== Data provided
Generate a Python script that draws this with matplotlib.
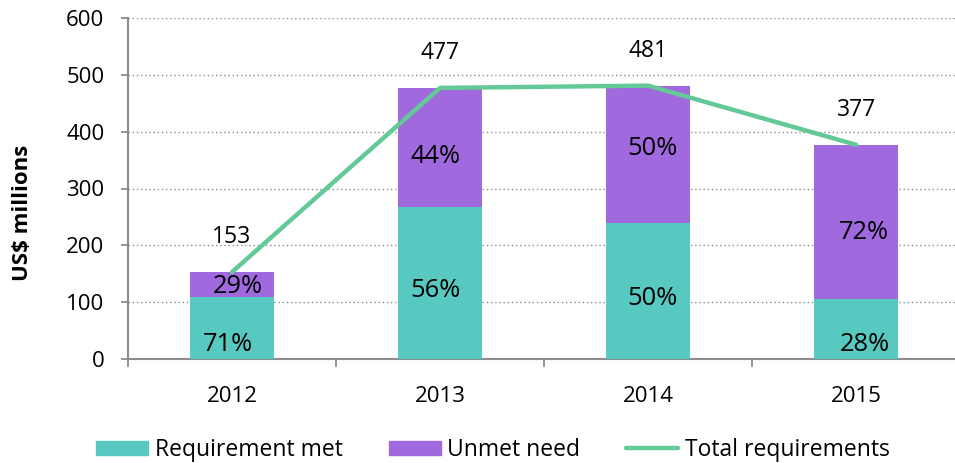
import matplotlib
matplotlib.use("Agg")
import matplotlib.pyplot as plt
from matplotlib.lines import Line2D
from matplotlib.patches import Patch
import numpy as np

plt.rcParams['font.family'] = ['Open Sans', 'DejaVu Sans']

years = ["2012", "2013", "2014", "2015"]
met = [109, 267, 240, 105]
total = [153, 477, 481, 377]
met_pct = ["71%", "56%", "50%", "28%"]
unmet_pct = ["29%", "44%", "50%", "72%"]
unmet = [t - m for t, m in zip(total, met)]

# label layout (data coords)
met_lbl_y = [25, 121, 107, 25]
unmet_lbl_y = [127, 357, 371, 222]
lbl_dx = [-0.02, -0.02, 0.02, 0.04]
unmet_dx = [0.03, -0.02, 0.02, 0.04]

TEAL = "#57C9C0"
PURPLE = "#A069DD"
GREEN = "#63CA97"
GRID = "#8C8C8C"
AXC = "#8C8C8C"

fig = plt.figure(figsize=(9.55, 4.63), dpi=100)
ax = fig.add_axes([128/955, 1-359/463, (960-128)/955, (359-18)/463])

x = np.arange(len(years))
ax.bar(x, met, width=0.4, color=TEAL, zorder=3)
ax.bar(x, unmet, width=0.4, bottom=met, color=PURPLE, zorder=3)
ax.plot(x, total, color=GREEN, lw=3.2, zorder=4, solid_capstyle='round')

for i in range(len(years)):
    ax.text(x[i] + lbl_dx[i], met_lbl_y[i], met_pct[i], ha='center', va='center', fontsize=18.4, zorder=5)
    ax.text(x[i] + unmet_dx[i], unmet_lbl_y[i], unmet_pct[i], ha='center', va='center', fontsize=18.4, zorder=5)
    ax.text(x[i], total[i] + 61, str(total[i]), ha='center', va='center', fontsize=16.5, zorder=5)

ax.set_xlim(-0.5, 3.5)
ax.set_ylim(0, 600)
ax.set_yticks(range(0, 601, 100))
ax.yaxis.grid(True, linestyle=(0, (1, 2)), color=GRID, lw=1, zorder=0)
ax.set_axisbelow(True)

ax.set_xticks(x)
ax.set_xticklabels(years, fontsize=16)
ax.set_xticks(np.arange(-0.5, 3.6, 1), minor=True)
ax.tick_params(axis='x', which='major', length=0, pad=19.5)
ax.tick_params(axis='x', which='minor', length=6, width=1.3, color=AXC, direction='out')
ax.tick_params(axis='y', length=5, width=1.3, color=AXC, pad=12, labelsize=16)

for s in ['top', 'right']:
    ax.spines[s].set_visible(False)
for s in ['left', 'bottom']:
    ax.spines[s].set_color(AXC)
    ax.spines[s].set_linewidth(1.5)

fig.text(23/955, 1-213/463, "US$ millions", rotation=90, ha='center', va='center',
         fontsize=16, fontweight='bold')

handles = [Patch(color=TEAL), Patch(color=PURPLE), Line2D([], [], color=GREEN, lw=3.2, solid_capstyle='round')]
labels = ["Requirement met", "Unmet need", "Total requirements"]
fig.legend(handles, labels, loc='center', bbox_to_anchor=(493/955, 1-450/463), ncol=3, frameon=False,
           fontsize=16.5, handlelength=2.27, handleheight=0.61, handletextpad=0.3, columnspacing=2.0)

fig.savefig("out.png", dpi=100)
====
Transcribe the listing in full. Omit the pictures and keep every line exact.

Generate a Python script that draws this with matplotlib.
import matplotlib
matplotlib.use("Agg")
import matplotlib.pyplot as plt
from matplotlib.lines import Line2D
from matplotlib.patches import Patch
import numpy as np

plt.rcParams['font.family'] = ['Open Sans', 'DejaVu Sans']

years = ["2012", "2013", "2014", "2015"]
met = [109, 267, 240, 105]
total = [153, 477, 481, 377]
met_pct = ["71%", "56%", "50%", "28%"]
unmet_pct = ["29%", "44%", "50%", "72%"]
unmet = [t - m for t, m in zip(total, met)]

# label layout (data coords)
met_lbl_y = [25, 121, 107, 25]
unmet_lbl_y = [127, 357, 371, 222]
lbl_dx = [-0.02, -0.02, 0.02, 0.04]
unmet_dx = [0.03, -0.02, 0.02, 0.04]

TEAL = "#57C9C0"
PURPLE = "#A069DD"
GREEN = "#63CA97"
GRID = "#8C8C8C"
AXC = "#8C8C8C"

fig = plt.figure(figsize=(9.55, 4.63), dpi=100)
ax = fig.add_axes([128/955, 1-359/463, (960-128)/955, (359-18)/463])

x = np.arange(len(years))
ax.bar(x, met, width=0.4, color=TEAL, zorder=3)
ax.bar(x, unmet, width=0.4, bottom=met, color=PURPLE, zorder=3)
ax.plot(x, total, color=GREEN, lw=3.2, zorder=4, solid_capstyle='round')

for i in range(len(years)):
    ax.text(x[i] + lbl_dx[i], met_lbl_y[i], met_pct[i], ha='center', va='center', fontsize=18.4, zorder=5)
    ax.text(x[i] + unmet_dx[i], unmet_lbl_y[i], unmet_pct[i], ha='center', va='center', fontsize=18.4, zorder=5)
    ax.text(x[i], total[i] + 61, str(total[i]), ha='center', va='center', fontsize=16.5, zorder=5)

ax.set_xlim(-0.5, 3.5)
ax.set_ylim(0, 600)
ax.set_yticks(range(0, 601, 100))
ax.yaxis.grid(True, linestyle=(0, (1, 2)), color=GRID, lw=1, zorder=0)
ax.set_axisbelow(True)

ax.set_xticks(x)
ax.set_xticklabels(years, fontsize=16)
ax.set_xticks(np.arange(-0.5, 3.6, 1), minor=True)
ax.tick_params(axis='x', which='major', length=0, pad=19.5)
ax.tick_params(axis='x', which='minor', length=6, width=1.3, color=AXC, direction='out')
ax.tick_params(axis='y', length=5, width=1.3, color=AXC, pad=12, labelsize=16)

for s in ['top', 'right']:
    ax.spines[s].set_visible(False)
for s in ['left', 'bottom']:
    ax.spines[s].set_color(AXC)
    ax.spines[s].set_linewidth(1.5)

fig.text(23/955, 1-213/463, "US$ millions", rotation=90, ha='center', va='center',
         fontsize=16, fontweight='bold')

handles = [Patch(color=TEAL), Patch(color=PURPLE), Line2D([], [], color=GREEN, lw=3.2, solid_capstyle='round')]
labels = ["Requirement met", "Unmet need", "Total requirements"]
fig.legend(handles, labels, loc='center', bbox_to_anchor=(493/955, 1-450/463), ncol=3, frameon=False,
           fontsize=16.5, handlelength=2.27, handleheight=0.61, handletextpad=0.3, columnspacing=2.0)

fig.savefig("out.png", dpi=100)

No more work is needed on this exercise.